I’ve seen that on Telegram and Discord as well. The main concern is that Discord encourages users to hand out their phone number, and provides no E2EE on messages. While it could be argued there nothing is really private there, inevitably you’re probably going to field support requests from that source. Discord’s privacy policy is a bit opaque when it comes to collecting data for advertising, where it ends up, etc.
For user support I actually think a forum-styled system is better because bar of entry is low, and content can stay up there long term, and it certainly helps with SEO. Common go-to services for this are https://www.useresponse.com and https://uservoice.com.
They do, it was just something that I noticed. Might be worth adding that to the bottom of your page footer. This had no bearing on listing, but I thought it was worth mentioning anyway.

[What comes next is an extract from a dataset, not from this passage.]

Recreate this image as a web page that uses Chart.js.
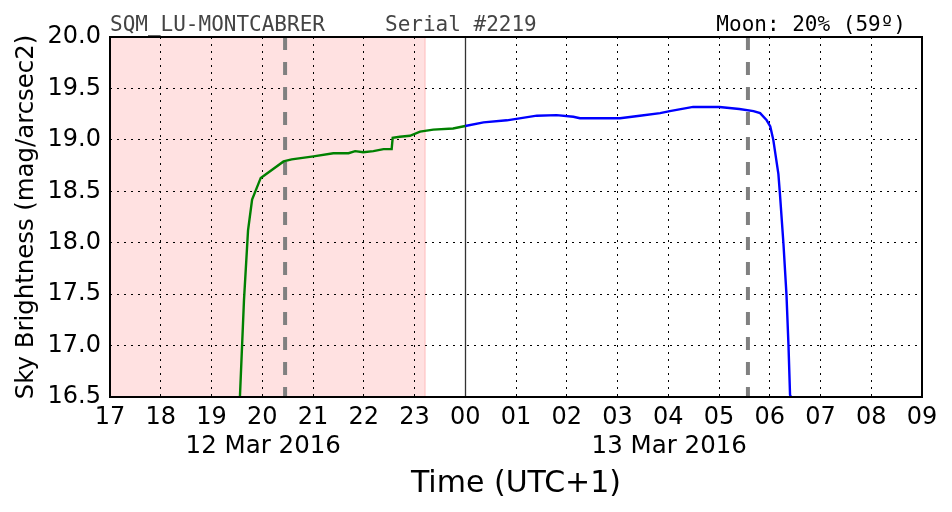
<!DOCTYPE html>
<html>
<head>
<meta charset="utf-8">
<script src="https://cdn.jsdelivr.net/npm/chart.js@4/dist/chart.umd.min.js"></script>
<style>
  html, body { margin: 0; padding: 0; background: #fff; }
  #wrap { width: 952px; height: 512px; }
</style>
</head>
<body>
<div id="wrap"><canvas id="sqm"></canvas></div>
<script>
// hours counted from 12 Mar 00:00 (24 = midnight of 13 Mar)
const duskHours = [19.56, 19.64, 19.72, 19.80, 19.97, 20.42, 20.58, 21.01, 21.40, 21.70, 21.83, 21.99, 22.19, 22.39, 22.55, 22.57, 22.71, 22.91, 23.11, 23.37, 23.76, 24.0];
const duskMag   = [16.5, 17.44, 18.12, 18.42, 18.63, 18.79, 18.81, 18.84, 18.87, 18.87, 18.89, 18.88, 18.89, 18.91, 18.91, 19.02, 19.03, 19.04, 19.08, 19.10, 19.11, 19.135];
const nightHours = [24.0, 24.36, 24.82, 25.41, 25.80, 26.13, 26.26, 27.05, 27.44, 27.84, 28.03, 28.49, 29.01, 29.40, 29.68, 29.81, 29.94, 30.01, 30.07, 30.17, 30.20, 30.27, 30.33, 30.37, 30.40, 30.42];
const nightMag   = [19.135, 19.17, 19.19, 19.235, 19.24, 19.225, 19.21, 19.21, 19.235, 19.26, 19.28, 19.32, 19.32, 19.30, 19.28, 19.26, 19.19, 19.13, 19.0, 18.67, 18.48, 17.99, 17.49, 16.99, 16.52, 16.5];

const twilightBand = [17, 23.21];      // sun above horizon shading
const moonMarks = [20.45, 29.57];      // grey dashed lines
const midnight = 24;

const xMin = 17, xMax = 33;
const yMin = 16.5, yMax = 20.0;

const dayLabels = [
  { text: '12 Mar 2016', at: 20.0 },
  { text: '13 Mar 2016', at: 28.0 }
];
const stationName = 'SQM_LU-MONTCABRER';
const serialText = 'Serial #2219';
const moonText = 'Moon: 20% (59º)';

const toPts = (xs, ys) => xs.map((x, i) => ({ x: x, y: ys[i] }));

// Extras: band, vertical lines, frame, labels
const decor = {
  id: 'decor',
  beforeDraw(chart) {
    const { ctx, chartArea: a, scales: { x } } = chart;
    ctx.save();
    ctx.fillStyle = '#fff';
    ctx.fillRect(0, 0, chart.width, chart.height);
    const x0 = x.getPixelForValue(twilightBand[0]);
    const x1 = x.getPixelForValue(twilightBand[1]);
    ctx.fillStyle = '#ffe1e1';
    ctx.fillRect(x0, a.top, x1 - x0, a.bottom - a.top);
    ctx.fillStyle = '#ffcccc';
    ctx.fillRect(x1 - 1, a.top, 1.5, a.bottom - a.top);
    ctx.restore();
  },
  beforeDatasetsDraw(chart) {
    const { ctx, chartArea: a, scales: { x } } = chart;
    ctx.save();
    // midnight line
    const xm = Math.round(x.getPixelForValue(midnight)) + 0.5;
    ctx.strokeStyle = '#333';
    ctx.lineWidth = 1.3;
    ctx.beginPath();
    ctx.moveTo(xm, a.top);
    ctx.lineTo(xm, a.bottom);
    ctx.stroke();
    // moon lines
    ctx.strokeStyle = '#808080';
    ctx.lineWidth = 4;
    ctx.setLineDash([13, 12]);
    moonMarks.forEach(h => {
      const px = x.getPixelForValue(h);
      ctx.beginPath();
      ctx.moveTo(px, a.top);
      ctx.lineTo(px, a.bottom);
      ctx.stroke();
    });
    ctx.restore();
  },
  afterDraw(chart) {
    const { ctx, chartArea: a, scales: { x } } = chart;
    ctx.save();
    // frame
    ctx.strokeStyle = '#000';
    ctx.lineWidth = 2;
    ctx.strokeRect(a.left, a.top, a.right - a.left, a.bottom - a.top);

    // header texts
    ctx.font = '21px "DejaVu Sans Mono"';
    ctx.textBaseline = 'alphabetic';
    ctx.fillStyle = '#444';
    ctx.textAlign = 'left';
    ctx.fillText(stationName, a.left, 31);
    ctx.fillText(serialText, 385, 31);
    ctx.fillStyle = '#000';
    ctx.textAlign = 'right';
    ctx.fillText(moonText, 906, 31);

    // dates under hour ticks
    ctx.font = '24.5px "DejaVu Sans"';
    ctx.textAlign = 'center';
    dayLabels.forEach(d => {
      ctx.fillText(d.text, x.getPixelForValue(d.at) + 1, 453);
    });

    // axis titles
    ctx.font = '30px "DejaVu Sans"';
    ctx.fillText('Time (UTC+1)', (a.left + a.right) / 2, 492);

    ctx.font = '24.4px "DejaVu Sans"';
    ctx.translate(33, (a.top + a.bottom) / 2);
    ctx.rotate(-Math.PI / 2);
    ctx.fillText('Sky Brightness (mag/arcsec2)', 0, 0);
    ctx.restore();
  }
};

new Chart(document.getElementById('sqm'), {
  type: 'line',
  data: {
    datasets: [{
      data: toPts(duskHours, duskMag),
      borderColor: '#008000',
      borderWidth: 2.4,
      pointRadius: 0,
      tension: 0
    }, {
      data: toPts(nightHours, nightMag),
      borderColor: '#0000ff',
      borderWidth: 2.4,
      pointRadius: 0,
      tension: 0
    }]
  },
  options: {
    responsive: true,
    maintainAspectRatio: false,
    animation: false,
    events: [],
    layout: { padding: { top: 37, right: 30, left: 0, bottom: 0 } },
    plugins: { legend: { display: false }, tooltip: { enabled: false } },
    scales: {
      x: {
        type: 'linear',
        min: xMin,
        max: xMax,
        afterFit: s => { s.height = 115; },
        border: { display: false, dash: [2, 5] },
        grid: { color: '#000', lineWidth: 1, drawTicks: false },
        ticks: {
          stepSize: 1,
          padding: 6,
          color: '#000',
          maxRotation: 0,
          font: { family: 'DejaVu Sans', size: 24 },
          callback: v => String(v % 24).padStart(2, '0')
        }
      },
      y: {
        min: yMin,
        max: yMax,
        afterFit: s => { s.width = 110; },
        border: { display: false, dash: [2, 5] },
        grid: { color: '#000', lineWidth: 1, drawTicks: false },
        ticks: {
          stepSize: 0.5,
          padding: 9,
          color: '#000',
          font: { family: 'DejaVu Sans', size: 24 },
          callback: v => v.toFixed(1)
        }
      }
    }
  },
  plugins: [decor]
});
</script>
</body>
</html>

Okay, that wasn’t really obvious to me.
Just to clarify, I was not saying that VC funding is bad, or anything like that, only that it is cruicial to viability of a company to continue, especially during the early days. VCs do without a doubt want to see a ROI.
Yes I noticed that, and I figured as much. I do get that creating an email provider from scratch is hard because you basically have to provide what users of other services already have. Your competition is well resourced, Google, Proton etc.
Yes, I’m well aware they do that.
Are any of them public? I would be curious to take a look.